### Data excerpt
____
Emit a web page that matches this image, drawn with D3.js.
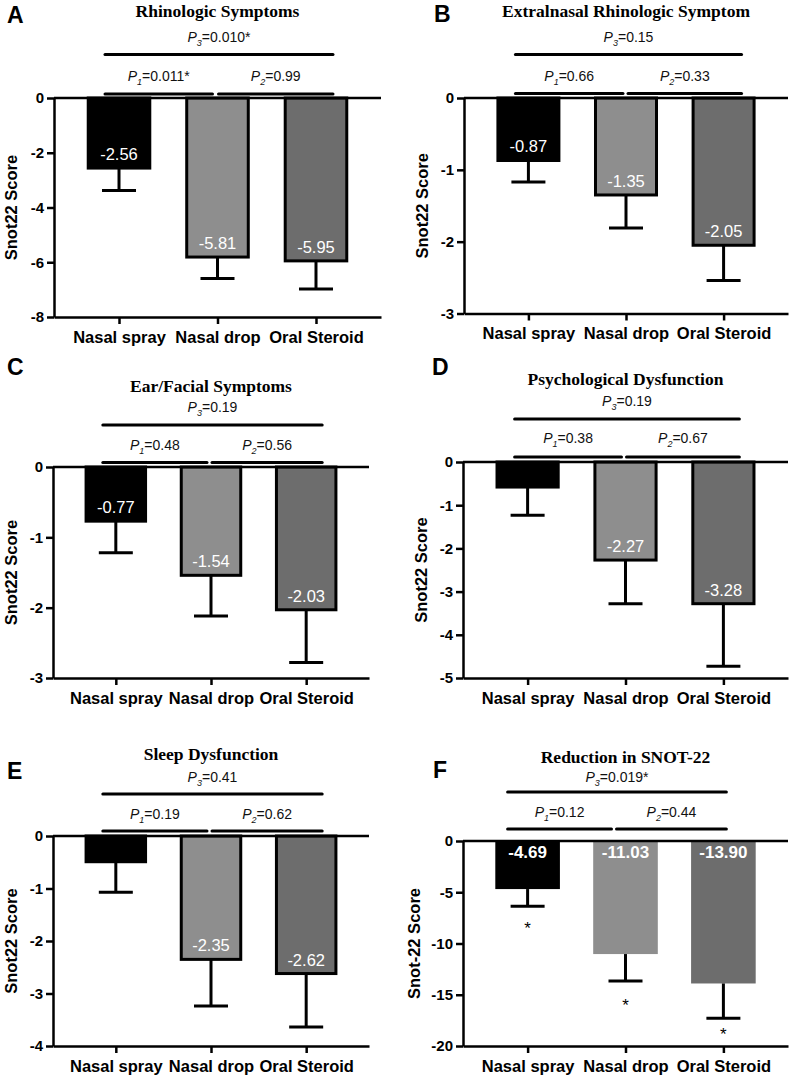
<!DOCTYPE html>
<html><head><meta charset="utf-8">
<script src="https://cdn.jsdelivr.net/npm/d3@7"></script>
<style>
html,body{margin:0;padding:0;background:#fff;}
svg{display:block;}
</style></head>
<body>
<svg id="chart" width="790" height="1076"></svg>
<script>
// ---------- DATA ----------
const categories = ["Nasal spray", "Nasal drop", "Oral Steroid"];
const panelLetters = ["A", "B", "C", "D", "E", "F"];
const titles = ["Rhinologic Symptoms", "Extralnasal Rhinologic Symptom", "Ear/Facial Symptoms",
                "Psychological Dysfunction", "Sleep Dysfunction", "Reduction in SNOT-22"];
const yTitles = ["Snot22 Score", "Snot22 Score", "Snot22 Score", "Snot22 Score", "Snot22 Score", "Snot-22 Score"];

const meansA = [-2.56, -5.81, -5.95];
const meansB = [-0.87, -1.35, -2.05];
const meansC = [-0.77, -1.54, -2.03];
const meansD = [-0.58, -2.27, -3.28];
const meansE = [-0.49, -2.35, -2.62];
const meansF = [-4.69, -11.03, -13.90];

const errA = [0.82, 0.78, 1.03];
const errB = [0.30, 0.46, 0.49];
const errC = [0.45, 0.58, 0.75];
const errD = [0.65, 1.01, 1.45];
const errE = [0.58, 0.89, 1.02];
const errF = [1.68, 2.63, 3.40];

const labelsA = ["-2.56", "-5.81", "-5.95"];
const labelsB = ["-0.87", "-1.35", "-2.05"];
const labelsC = ["-0.77", "-1.54", "-2.03"];
const labelsD = [null, "-2.27", "-3.28"];
const labelsE = [null, "-2.35", "-2.62"];
const labelsF = ["-4.69", "-11.03", "-13.90"];

const yTicksA = [0, -2, -4, -6, -8];
const yTicksB = [0, -1, -2, -3];
const yTicksC = [0, -1, -2, -3];
const yTicksD = [0, -1, -2, -3, -4, -5];
const yTicksE = [0, -1, -2, -3, -4];
const yTicksF = [0, -5, -10, -15, -20];

const p1Values = ["0.011*", "0.66", "0.48", "0.38", "0.19", "0.12"];
const p2Values = ["0.99", "0.33", "0.56", "0.67", "0.62", "0.44"];
const p3Values = ["0.010*", "0.15", "0.19", "0.19", "0.41", "0.019*"];

const starsF = [-8.3, -15.8, -18.6];   // positions of significance asterisks in F

const barColors = ["#000000", "#8e8e8e", "#6d6d6d"];

// ---------- LAYOUT (positions only) ----------
const layouts = [
  {left:54,  right:381, zero:98,  bottom:317, letterX:7,   letterY:23,  titleY:17,  p3Y:42,  p3L:54.5, p1Y:81,  p1L:94,  yLabX:17,  boldLabels:false, stroke:true},
  {left:464, right:788, zero:98,  bottom:313.5, letterX:434, letterY:22, titleY:17,  p3Y:42,  p3L:54.5, p1Y:81,  p1L:93.5, yLabX:428, boldLabels:false, stroke:true},
  {left:53,  right:369, zero:467, bottom:678, letterX:7,   letterY:375, titleY:392, p3Y:412, p3L:425, p1Y:450, p1L:462.5, yLabX:17, boldLabels:false, stroke:true},
  {left:463, right:788, zero:462, bottom:678, letterX:432, letterY:375, titleY:385, p3Y:406, p3L:419, p1Y:443, p1L:457, yLabX:427, boldLabels:false, stroke:true},
  {left:53,  right:369, zero:836, bottom:1046, letterX:7,  letterY:779, titleY:760, p3Y:782, p3L:794, p1Y:819, p1L:831, yLabX:17,  boldLabels:false, stroke:true},
  {left:463, right:788, zero:841, bottom:1046, letterX:433, letterY:778, titleY:763, p3Y:782, p3L:792, p1Y:817, p1L:829, yLabX:420, boldLabels:true, stroke:false}
];
const meansAll = [meansA, meansB, meansC, meansD, meansE, meansF];
const errAll = [errA, errB, errC, errD, errE, errF];
const labelsAll = [labelsA, labelsB, labelsC, labelsD, labelsE, labelsF];
const ticksAll = [yTicksA, yTicksB, yTicksC, yTicksD, yTicksE, yTicksF];
// bracket offsets relative to bar centres: [p1 start, p1 end, p2 start, p2 end]
const bracketOff = [
  [-14,-5,1,17],[-13,-3,2,18],[-13,-4,1,16],[-13,-4,1,16],[-13,-4,1,16],[-20,-14,-9,3]
];

const svg = d3.select("#chart");
const SANS = "Arial, 'Liberation Sans', Helvetica, sans-serif";
const SERIF = "'Times New Roman', 'Liberation Serif', serif";

function pText(g, x, y, sub, val) {
  const t = g.append("text").attr("x", x).attr("y", y).attr("text-anchor", "middle")
    .attr("font-family", SANS).attr("font-size", 14).attr("fill", "#111");
  t.append("tspan").attr("font-style", "italic").text("P");
  t.append("tspan").attr("font-style", "italic").attr("font-size", 9).attr("dy", 4).text(sub);
  t.append("tspan").attr("dy", -4).text("=" + val);
}

layouts.forEach((L, i) => {
  const g = svg.append("g");
  const means = meansAll[i], errs = errAll[i], labels = labelsAll[i], ticks = ticksAll[i];
  const yMin = d3.min(ticks);
  const x = d3.scalePoint().domain(categories).range([L.left, L.right]).padding(0.66);
  const y = d3.scaleLinear().domain([0, yMin]).range([L.zero, L.bottom]);
  const step = x.step();
  const bw = L.stroke ? step * 0.625 : step * 0.66;

  // panel letter
  g.append("text").attr("x", L.letterX).attr("y", L.letterY)
    .attr("font-family", SANS).attr("font-weight", "bold").attr("font-size", 23).text(panelLetters[i]);
  // title
  const cMid = x(categories[1]);
  g.append("text").attr("x", cMid).attr("y", L.titleY).attr("text-anchor", "middle")
    .attr("font-family", SERIF).attr("font-weight", "bold").attr("font-size", 17.5).text(titles[i]);

  // brackets
  const c1 = x(categories[0]), c2 = x(categories[1]), c3 = x(categories[2]);
  const o = bracketOff[i];
  const segs = [
    [c1 + o[0], c3 + o[3], L.p3L, L.p3Y, "3", p3Values[i]],
    [c1 + o[0], c2 + o[1], L.p1L, L.p1Y, "1", p1Values[i]],
    [c2 + o[2], c3 + o[3], L.p1L, L.p1Y, "2", p2Values[i]]
  ];
  segs.forEach(s => {
    g.append("line").attr("x1", s[0]).attr("x2", s[1]).attr("y1", s[2]).attr("y2", s[2])
      .attr("stroke", "#000").attr("stroke-width", 3).attr("stroke-linecap", "round");
    pText(g, (s[0] + s[1]) / 2, s[3], s[4], s[5]);
  });

  // bars
  g.selectAll("rect.bar").data(means).enter().append("rect").attr("class", "bar")
    .attr("x", (d, j) => x(categories[j]) - bw / 2)
    .attr("y", y(0))
    .attr("width", bw)
    .attr("height", d => y(d) - y(0))
    .attr("fill", (d, j) => barColors[j])
    .attr("stroke", L.stroke ? "#000" : "none")
    .attr("stroke-width", 3);

  // error bars
  means.forEach((m, j) => {
    const cx = x(categories[j]);
    const yEnd = y(m - errs[j]);
    g.append("line").attr("x1", cx).attr("x2", cx).attr("y1", y(m)).attr("y2", yEnd)
      .attr("stroke", "#000").attr("stroke-width", 3);
    g.append("line").attr("x1", cx - 17).attr("x2", cx + 17).attr("y1", yEnd).attr("y2", yEnd)
      .attr("stroke", "#000").attr("stroke-width", 3);
  });

  // value labels
  means.forEach((m, j) => {
    if (!labels[j]) return;
    const cx = x(categories[j]);
    g.append("text").attr("x", cx).attr("y", L.boldLabels ? y(0) + 17 : y(m) - 8)
      .attr("text-anchor", "middle").attr("fill", "#fff")
      .attr("font-family", SANS).attr("font-size", L.boldLabels ? 17 : 16.5)
      .attr("font-weight", L.boldLabels ? "bold" : "normal").text(labels[j]);
  });

  // asterisks (panel F)
  if (i === 5) {
    starsF.forEach((s, j) => {
      g.append("text").attr("x", x(categories[j])).attr("y", y(s) + 8)
        .attr("text-anchor", "middle").attr("font-family", SANS).attr("font-size", 17)
        .attr("fill", "#000").text("*");
    });
  }

  // zero line
  g.append("line").attr("x1", L.left).attr("x2", L.right).attr("y1", y(0)).attr("y2", y(0))
    .attr("stroke", "#000").attr("stroke-width", 2.5);

  // y axis
  const ya = g.append("g").attr("transform", `translate(${L.left},0)`)
    .call(d3.axisLeft(y).tickValues(ticks).tickSize(7).tickSizeOuter(0).tickPadding(3)
      .tickFormat(d => d === 0 ? "0" : String(d).replace("\u2212", "-")));
  // x axis
  const xa = g.append("g").attr("transform", `translate(0,${L.bottom})`)
    .call(d3.axisBottom(x).tickSize(7).tickSizeOuter(0).tickPadding(7));
  [ya, xa].forEach(a => {
    a.select(".domain").attr("stroke", "#000").attr("stroke-width", 2.5);
    a.selectAll(".tick line").attr("stroke", "#000").attr("stroke-width", 2.5);
    a.selectAll(".tick text").attr("fill", "#000").attr("font-family", SANS)
      .attr("font-weight", "bold");
  });
  ya.selectAll(".tick text").attr("font-size", 15);
  xa.selectAll(".tick text").attr("font-size", 16.5);

  // y title
  g.append("text").attr("transform", `translate(${L.yLabX},${(L.zero + L.bottom) / 2}) rotate(-90)`)
    .attr("text-anchor", "middle").attr("font-family", SANS).attr("font-weight", "bold")
    .attr("font-size", 16.5).text(yTitles[i]);
});
</script>
</body></html>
____
### Directions
Your task is to restate word for word the lines from the top of the data to the line containing "const yTicksF = [0, -5, -10, -15, -20];", both ends included, with every picture left out.

### Solution below
Emit a web page that matches this image, drawn with D3.js.
<!DOCTYPE html>
<html><head><meta charset="utf-8">
<script src="https://cdn.jsdelivr.net/npm/d3@7"></script>
<style>
html,body{margin:0;padding:0;background:#fff;}
svg{display:block;}
</style></head>
<body>
<svg id="chart" width="790" height="1076"></svg>
<script>
// ---------- DATA ----------
const categories = ["Nasal spray", "Nasal drop", "Oral Steroid"];
const panelLetters = ["A", "B", "C", "D", "E", "F"];
const titles = ["Rhinologic Symptoms", "Extralnasal Rhinologic Symptom", "Ear/Facial Symptoms",
                "Psychological Dysfunction", "Sleep Dysfunction", "Reduction in SNOT-22"];
const yTitles = ["Snot22 Score", "Snot22 Score", "Snot22 Score", "Snot22 Score", "Snot22 Score", "Snot-22 Score"];

const meansA = [-2.56, -5.81, -5.95];
const meansB = [-0.87, -1.35, -2.05];
const meansC = [-0.77, -1.54, -2.03];
const meansD = [-0.58, -2.27, -3.28];
const meansE = [-0.49, -2.35, -2.62];
const meansF = [-4.69, -11.03, -13.90];

const errA = [0.82, 0.78, 1.03];
const errB = [0.30, 0.46, 0.49];
const errC = [0.45, 0.58, 0.75];
const errD = [0.65, 1.01, 1.45];
const errE = [0.58, 0.89, 1.02];
const errF = [1.68, 2.63, 3.40];

const labelsA = ["-2.56", "-5.81", "-5.95"];
const labelsB = ["-0.87", "-1.35", "-2.05"];
const labelsC = ["-0.77", "-1.54", "-2.03"];
const labelsD = [null, "-2.27", "-3.28"];
const labelsE = [null, "-2.35", "-2.62"];
const labelsF = ["-4.69", "-11.03", "-13.90"];

const yTicksA = [0, -2, -4, -6, -8];
const yTicksB = [0, -1, -2, -3];
const yTicksC = [0, -1, -2, -3];
const yTicksD = [0, -1, -2, -3, -4, -5];
const yTicksE = [0, -1, -2, -3, -4];
const yTicksF = [0, -5, -10, -15, -20];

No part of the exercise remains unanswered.